Bitcoin uses real energy on purpose — that’s not a bug, it’s the lock on the vault. Here’s the honest, hype-free look at what that energy buys and where it comes from.

This is one of the most common criticisms Bitcoin gets, and it deserves a straight, non-defensive answer. Yes, Bitcoin uses a lot of energy. No, that isn’t an accident or a glitch. Whether that’s “bad” depends on a few questions worth actually thinking through.

The energy is the security

Remember mining: computers spend real-world energy competing to add the next block. That cost is precisely what makes Bitcoin’s ledger so hard to rewrite — to attack the network, you’d have to out-spend all that honest energy at once. The electricity isn’t burned on a pointless puzzle; it’s the lock on a vault holding hundreds of billions of dollars, with no bank, army, or government behind it.

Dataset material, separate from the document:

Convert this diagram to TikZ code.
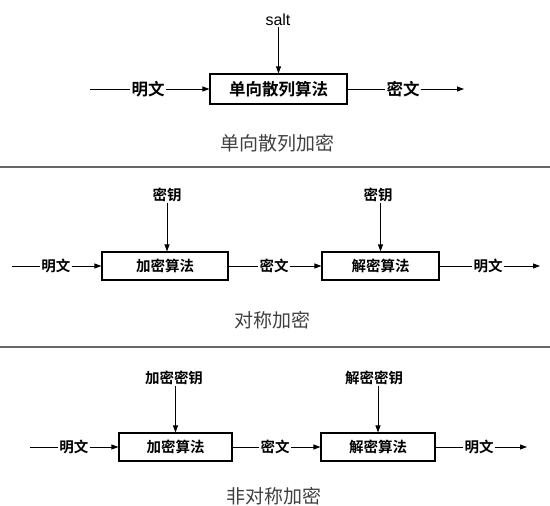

Bitcoin converts energy into security you can’t fake. That’s the trade it’s making.

The honest part

It does add up to a meaningful amount of electricity globally — comparable to a small country, by common estimates. Pretending otherwise would be dishonest. The fair debate isn’t “does it use energy” (it does, by design) but “is that security worth the cost, and where does the energy come from?”

Where it gets interesting

  • Miners chase the cheapest power, which increasingly means stranded, wasted, or renewable energy that would otherwise go unused — flared gas, overbuilt hydro, off-peak wind.
  • Mining can move anywhere and run anytime, which makes it an unusually flexible customer that can soak up surplus power and even help balance grids.
  • Comparisons matter. The traditional financial system — branches, data centers, card networks, gold mining — isn’t free of energy use either. It’s just less visible.
The grown-up takeYou don’t have to land on “good” or “bad” today. The useful framing: Bitcoin spends energy to buy something real — censorship-resistant money — and the trajectory of where that energy comes from matters more than the raw number. Reasonable people still disagree, and that’s fine.

The one thing to remember

Bitcoin’s energy use is real and deliberate: it’s what makes the network secure and unforgeable. The harder question isn’t how much it uses, but where that energy comes from.